On Sun, 17 Apr 2022 at 03:37, Peter J. Holzer <hjp-python at hjp.at> wrote:
> Datetime arithmetic in the real world is typically not done in seconds,
> but in calendaric units: Hours, days, weeks, months, years, ...
> The problem is that several of these have varying lengths:
>
> * 1 minute may be 60 or 61 seconds (theoretically also 59, but that
>   hasn't happened yet).
> * 1 day can be 23, 24 or 25 hours (unless you are in Troll, Antarctica,
>   where it's even weirder).

I think Troll still only has days that consist of 23-25 hours; the
weird part is that they move their clocks forward for Oslo's summer,
which is their winter.

> * 1 month may be 28, 29, 30 or 31 days (let's stick to the Gregorian
>   calendar)
>
> The standard library has a datetime.timedelta class which does store
> days and seconds separately, so somebody seems to have had the right
> idea, but the normalization rules make it impossible to distinguish
> between "1 day plus 1 hour" and "25 hours", and it doesn't deal with
> months at all.
>
> Technically it shouldn't be too hard to "fix" timedelta, but that
> wouldn't be backward compatible and would very likely break existing
> code.

Almost certainly, yes; but I would say that that's because you're not
"fixing" timedelta, you're making a completely different concept. The
existing timedelta measures a difference in time; your proposal
represents a difference between two civil calendar points. So I agree
with your suggestion to make it a new and independent class.

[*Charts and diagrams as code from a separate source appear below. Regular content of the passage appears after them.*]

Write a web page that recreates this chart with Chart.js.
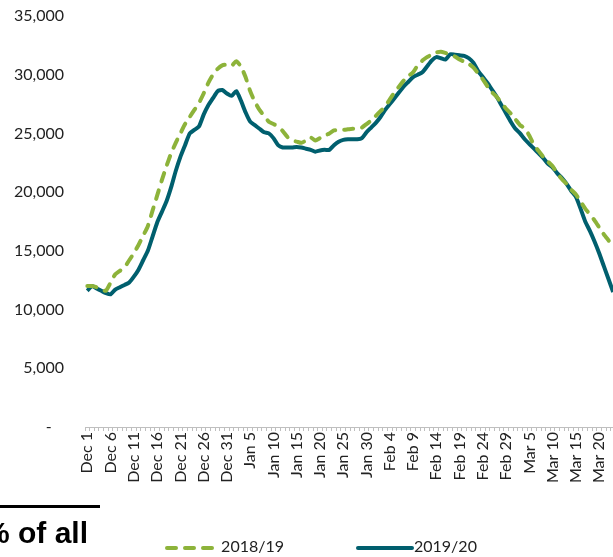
<!DOCTYPE html>
<html>
<head>
<meta charset="utf-8">
<script src="https://cdn.jsdelivr.net/npm/chart.js@4"></script>
<style>
    body { margin: 0; overflow: hidden; background: #fff; font-family: Lato, sans-serif; }
    #wrap { position: relative; width: 613px; height: 557px; overflow: hidden; }
    #chart { position: absolute; left: 0; top: 0; }
    .rule { position: absolute; left: 0; top: 505px; width: 100px; height: 2.5px; background: #000; }
    .note { position: absolute; right: calc(613px - 88px); top: 516px; font: bold 30px "Liberation Sans", Arial, sans-serif; color: #000; white-space: nowrap; }
    .legend { position: absolute; top: 536px; font-size: 16px; color: #222; white-space: nowrap; }
    .legend svg { vertical-align: middle; }
</style>
</head>
<body>
<div id="wrap">
    <canvas id="chart" width="662" height="557"></canvas>
    <div class="rule"></div>
    <div class="note">% of all</div>
    <div class="legend" style="left:163px">
        <svg width="54" height="8"><line x1="4" y1="4" x2="50" y2="4" stroke="#8DB33A" stroke-width="4" stroke-linecap="round" stroke-dasharray="9 9"/></svg>
        <span>2018/19</span>
    </div>
    <div class="legend" style="left:356px">
        <svg width="58" height="8"><line x1="2" y1="4" x2="56" y2="4" stroke="#005F6E" stroke-width="4" stroke-linecap="round"/></svg><span>2019/20</span>
    </div>
</div>

<script>
// Categories: one per day, Dec 1 onwards (the picture is cut off on the right)
const months = ['Dec', 'Jan', 'Feb', 'Mar', 'Apr'];
const monthDays = [31, 31, 29, 31, 2];

// y axis tick values
const yTicks = [0, 5000, 10000, 15000, 20000, 25000, 30000, 35000];

// 2018/19, Dec 1 .. Mar 23
const season1819 = [
    12000, 12000, 11900, 11700, 11600, 12300, 13000, 13300, 13600, 14200,
    14800, 15500, 16300, 17100, 18400, 19700, 21000, 22200, 23300, 24200,
    25000, 25800, 26400, 27000, 27600, 28400, 29300, 30000, 30500, 30800,
    30850, 30750, 31150, 30700, 29800, 28600, 27700, 27000, 26500, 26000,
    25800, 25600, 25200, 24700, 24400, 24300, 24200, 24400, 24650, 24400,
    24600, 24800, 25000, 25250, 25300, 25300, 25350, 25400, 25400, 25500,
    25800, 26100, 26500, 26900, 27300, 27900, 28500, 29000, 29500, 29900,
    30200, 30800, 31200, 31500, 31700, 31900, 31950, 31850, 31750, 31550,
    31300, 31100, 30900, 30600, 30100, 29600, 29000, 28500, 28100, 27600,
    27100, 26700, 26200, 25700, 25450, 24800, 24000, 23500, 23000, 22600,
    22200, 21600, 21100, 20700, 20200, 19800, 19200, 18600, 18100, 17600,
    17000, 16400, 15900, 15400
];

// 2019/20 - solid teal line, Dec 1 .. Mar 23
const season1920 = [
    11600, 12000, 11800, 11600, 11400, 11300, 11700, 11900, 12100, 12300,
    12800, 13400, 14200, 15000, 16200, 17400, 18300, 19200, 20400, 21800,
    23000, 24000, 25000, 25300, 25600, 26600, 27400, 28000, 28600, 28700,
    28400, 28200, 28600, 27800, 26800, 26000, 25700, 25400, 25100, 25000,
    24600, 24000, 23800, 23800, 23800, 23850, 23800, 23700, 23600, 23450,
    23550, 23600, 23600, 24000, 24300, 24450, 24500, 24500, 24500, 24600,
    25100, 25500, 25900, 26400, 27000, 27500, 28000, 28500, 29000, 29400,
    29800, 30000, 30200, 30700, 31200, 31500, 31400, 31300, 31750, 31700,
    31650, 31600, 31400, 31000, 30300, 29800, 29300, 28700, 28100, 27400,
    26700, 26000, 25400, 25000, 24500, 24100, 23700, 23300, 22900, 22400,
    22100, 21600, 21200, 20700, 20100, 19600, 18600, 17500, 16700, 15800,
    14800, 13700, 12600, 11500
];

const GREEN = '#8DB33A';
const TEAL = '#005F6E';

// build the day labels from the month list
const days = [];
months.forEach((m, i) => {
    for (let d = 1; d <= monthDays[i]; d++) days.push(m + ' ' + d);
});

const ctx = document.getElementById('chart');

new Chart(ctx, {
    type: 'line',
    data: {
        labels: days,
        datasets: [
            {
                label: '2018/19',
                data: season1819,
                borderColor: GREEN,
                borderWidth: 4,
                borderDash: [9, 9],
                borderCapStyle: 'round',
                pointRadius: 0,
                tension: 0.2,
                fill: false
            },
            {
                label: '2019/20',
                data: season1920,
                borderColor: TEAL,
                borderWidth: 4,
                borderJoinStyle: 'round',
                pointRadius: 0,
                tension: 0.2,
                fill: false
            }
        ]
    },
    options: {
        responsive: false,
        animation: false,
        layout: { padding: { top: 16, right: 0, bottom: 0, left: 0 } },
        plugins: {
            legend: { display: false },
            tooltip: { enabled: false }
        },
        scales: {
            x: {
                offset: true,
                afterFit: (scale) => {
                    scale.height = 130;
                    scale.paddingLeft = 0;
                    scale.paddingRight = 0;
                },
                border: { display: true, color: '#bfbfbf', width: 1 },
                grid: {
                    offset: true,
                    drawOnChartArea: false,
                    drawTicks: true,
                    tickLength: 4,
                    color: '#bfbfbf'
                },
                ticks: {
                    autoSkip: false,
                    maxRotation: 90,
                    minRotation: 90,
                    padding: 1,
                    color: '#222',
                    font: { family: 'Lato', size: 16 },
                    callback: function(val, i) {
                        return i % 5 === 0 ? this.getLabelForValue(val) : '';
                    }
                }
            },
            y: {
                min: 0,
                max: 35000,
                afterFit: (scale) => {
                    scale.width = 85;
                    scale.paddingTop = 0;
                    scale.paddingBottom = 0;
                },
                afterBuildTicks: (scale) => { scale.ticks = yTicks.map(v => ({ value: v })); },
                border: { display: false },
                grid: { display: false, drawTicks: false },
                ticks: {
                    padding: 21,
                    color: '#222',
                    font: { family: 'Lato', size: 16 },
                    callback: (v) => v === 0 ? '-   ' : v.toLocaleString('en-US')
                }
            }
        }
    }
});
</script>
</body>
</html>
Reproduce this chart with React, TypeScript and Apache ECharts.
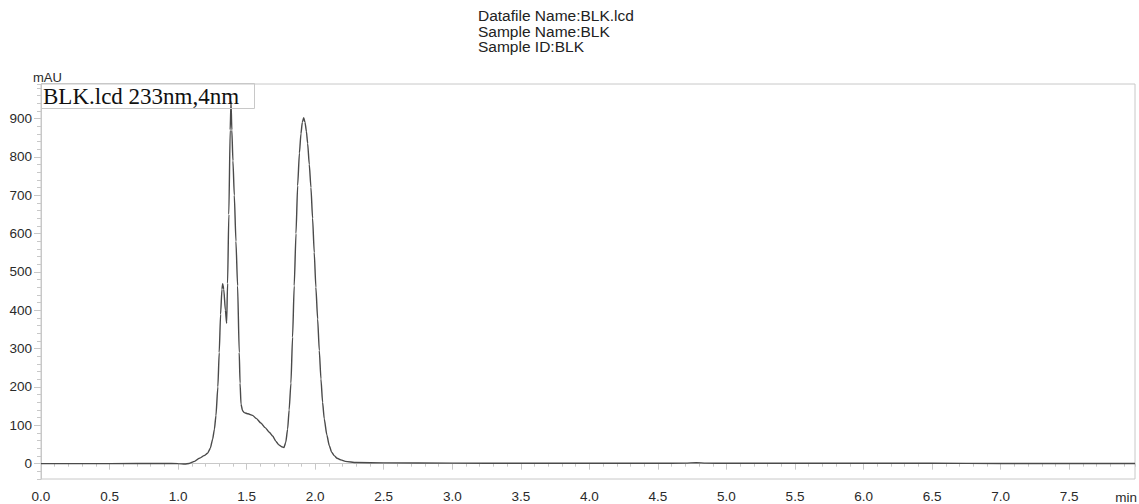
import React, { useEffect, useRef } from "react";
import * as echarts from "echarts";

const titleLines = ["Datafile Name:BLK.lcd", "Sample Name:BLK", "Sample ID:BLK"];
const seriesName = "BLK.lcd 233nm,4nm";
const yUnit = "mAU";
const xUnit = "min";

const timeMin = [
  0.0, 0.5, 0.9, 1.0, 1.05, 1.08, 1.12, 1.155, 1.19, 1.215, 1.235, 1.252, 1.265, 1.276,
  1.29, 1.3, 1.31, 1.32, 1.325, 1.333, 1.345, 1.354, 1.361, 1.37, 1.38, 1.386, 1.392,
  1.4, 1.41, 1.422, 1.434, 1.446, 1.452, 1.459, 1.47, 1.483, 1.51, 1.543, 1.57, 1.604,
  1.635, 1.665, 1.69, 1.714, 1.735, 1.755, 1.772, 1.785, 1.799, 1.81, 1.823, 1.835,
  1.847, 1.86, 1.872, 1.885, 1.896, 1.906, 1.916, 1.926, 1.936, 1.945, 1.957, 1.969,
  1.981, 1.993, 2.005, 2.018, 2.03, 2.042, 2.054, 2.066, 2.085, 2.103, 2.12, 2.139,
  2.16, 2.188, 2.22, 2.3, 2.5, 3.0, 3.5, 4.0, 4.5, 4.7, 4.78, 4.85, 5.0, 5.5, 6.0, 6.5,
  7.0, 7.5, 7.98,
];
const signalMAU = [
  0, 0, 0.5, 0, -1, 0.5, 6, 14, 21, 27, 40, 64, 90, 125,
  200, 290, 390, 455, 469, 455, 400, 366, 470, 650, 870, 945, 870,
  790, 700, 580, 464, 290, 210, 155, 138, 133, 130, 126, 118, 106,
  94, 82, 72, 58, 49, 44, 42, 55, 90, 140, 210, 330,
  464, 600, 725, 810, 860, 890, 902, 890, 866, 835, 780, 720,
  640, 551, 460, 377, 295, 221, 160, 117, 75, 47, 30, 21,
  14, 10, 6, 3, 2, 1.5, 1, 1, 1, 1.5, 2.5, 1.5, 1, 1, 1, 1,
  0.5, 0.5, 0.5,
];
const xTicks = [0, 0.5, 1, 1.5, 2, 2.5, 3, 3.5, 4, 4.5, 5, 5.5, 6, 6.5, 7, 7.5];
const yTicks = [0, 100, 200, 300, 400, 500, 600, 700, 800, 900];

const X_MIN = 0;
const X_MAX = 7.98;
const Y_MIN = -40;
const Y_MAX = 990;

export default function App() {
  const ref = useRef<HTMLDivElement>(null);
  useEffect(() => {
    if (!ref.current) return;
    const chart = echarts.init(ref.current, null, { renderer: "svg" });
    const sans = "'Liberation Sans', Arial, sans-serif";
    const frame = "#c8c8c8";
    const labelColor = "#2a2a2a";
    const data = timeMin.map((t, i) => [t, signalMAU[i]]);
    chart.setOption({
      animation: false,
      backgroundColor: "#fff",
      title: {
        text: titleLines.join("\n"),
        left: 478,
        top: 8,
        padding: 0,
        textStyle: {
          fontFamily: sans,
          fontSize: 15.5,
          fontWeight: "normal",
          lineHeight: 15.5,
          color: "#222",
        },
      },
      grid: {
        left: 41,
        right: 4,
        top: 84,
        bottom: 25,
        show: true,
        borderColor: frame,
        borderWidth: 1,
        backgroundColor: "transparent",
      },
      xAxis: [
        {
          type: "value",
          min: X_MIN,
          max: X_MAX,
          position: "bottom",
          axisLine: { show: true, lineStyle: { color: frame, width: 1 } },
          axisTick: { show: true, length: 6, customValues: xTicks, lineStyle: { color: frame } },
          axisLabel: {
            customValues: xTicks,
            formatter: (v: number) => v.toFixed(1),
            fontFamily: sans,
            fontSize: 13.5,
            color: labelColor,
            margin: 10,
          },
          splitLine: { show: false },
        },
        {
          type: "value",
          min: X_MIN,
          max: X_MAX,
          interval: 0.1,
          position: "bottom",
          axisLine: { show: false },
          axisTick: { show: true, length: 3, lineStyle: { color: frame } },
          axisLabel: { show: false },
          splitLine: { show: false },
        },
      ],
      yAxis: [
        {
          type: "value",
          min: Y_MIN,
          max: Y_MAX,
          position: "left",
          axisLine: { show: true, lineStyle: { color: frame, width: 1 } },
          axisTick: { show: true, length: 7, customValues: yTicks, lineStyle: { color: frame } },
          axisLabel: {
            customValues: yTicks,
            fontFamily: sans,
            fontSize: 13.5,
            color: labelColor,
            margin: 9,
          },
          splitLine: { show: false },
        },
        {
          type: "value",
          min: Y_MIN,
          max: Y_MAX,
          interval: 20,
          position: "left",
          axisLine: { show: false },
          axisTick: { show: true, length: 4, lineStyle: { color: frame } },
          axisLabel: { show: false },
          splitLine: { show: false },
        },
      ],
      series: [
        {
          name: seriesName,
          type: "line",
          data,
          xAxisIndex: 0,
          yAxisIndex: 0,
          showSymbol: false,
          symbol: "none",
          smooth: 0.2,
          smoothMonotone: "x",
          lineStyle: { color: "#4a4a4a", width: 1.4 },
        },
      ],
      graphic: [
        {
          type: "rect",
          shape: { x: 41.5, y: 83.5, width: 213, height: 25 },
          style: { fill: "transparent", stroke: frame, lineWidth: 1 },
          z: 10,
        },
        {
          type: "text",
          x: 43,
          y: 96,
          style: {
            text: seriesName,
            font: "23px 'Liberation Serif', 'Times New Roman', serif",
            fill: "#111",
            verticalAlign: "middle",
            align: "left",
          },
          z: 11,
        },
        {
          type: "text",
          x: 33,
          y: 77,
          style: {
            text: yUnit,
            font: `13px ${sans}`,
            fill: labelColor,
            verticalAlign: "middle",
            align: "left",
          },
        },
        {
          type: "text",
          x: 1137,
          y: 497,
          style: {
            text: xUnit,
            font: `13.5px ${sans}`,
            fill: labelColor,
            verticalAlign: "middle",
            align: "right",
          },
        },
      ],
    });
    return () => chart.dispose();
  }, []);
  return (
    <div
      ref={ref}
      style={{ position: "fixed", left: 0, top: 0, width: 1139, height: 504 }}
    />
  );
}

> Therefore a new class (provisionally called timedeltacal, because it is
> calendaric, not absolute) should be added to datetime:
>
> Internally it stores months, days, seconds and microseconds as ints.
>
> The seconds and microseconds split is mostly for compatibility with
> datetime and timedelta. We could store seconds as a float instead.
>
> We don't store minutes since leap seconds aren't usually represented in
> "computer time", so they are unlikely to be useful in a timedeltacal
> object.
>
> Days are stored since they aren't a fixed multiple of any smaller unit.
> Months are stored since they aren't a fixed multiple of any smaller unit.
>
> Hours, weeks and years aren't stored since they are always 60 minutes, 7
> days and 12 months respectively.

It sounds like you're planning for annual DST changes, but what about
other shifts? What about when a location adopts standard time, which
could change their UTC offset (yes, I'm aware that most places adopted
standard time before UTC was a thing, but we still usually call it a
UTC offset rather than messing with GMT-UTC changeover) by an
arbitrary amount, even minutes?

It might be cleaner to simply have all of the arguments that datetime
has: year, month, day, hour, minute, second, microsecond (with the
possibility of merging second/usec into a single float).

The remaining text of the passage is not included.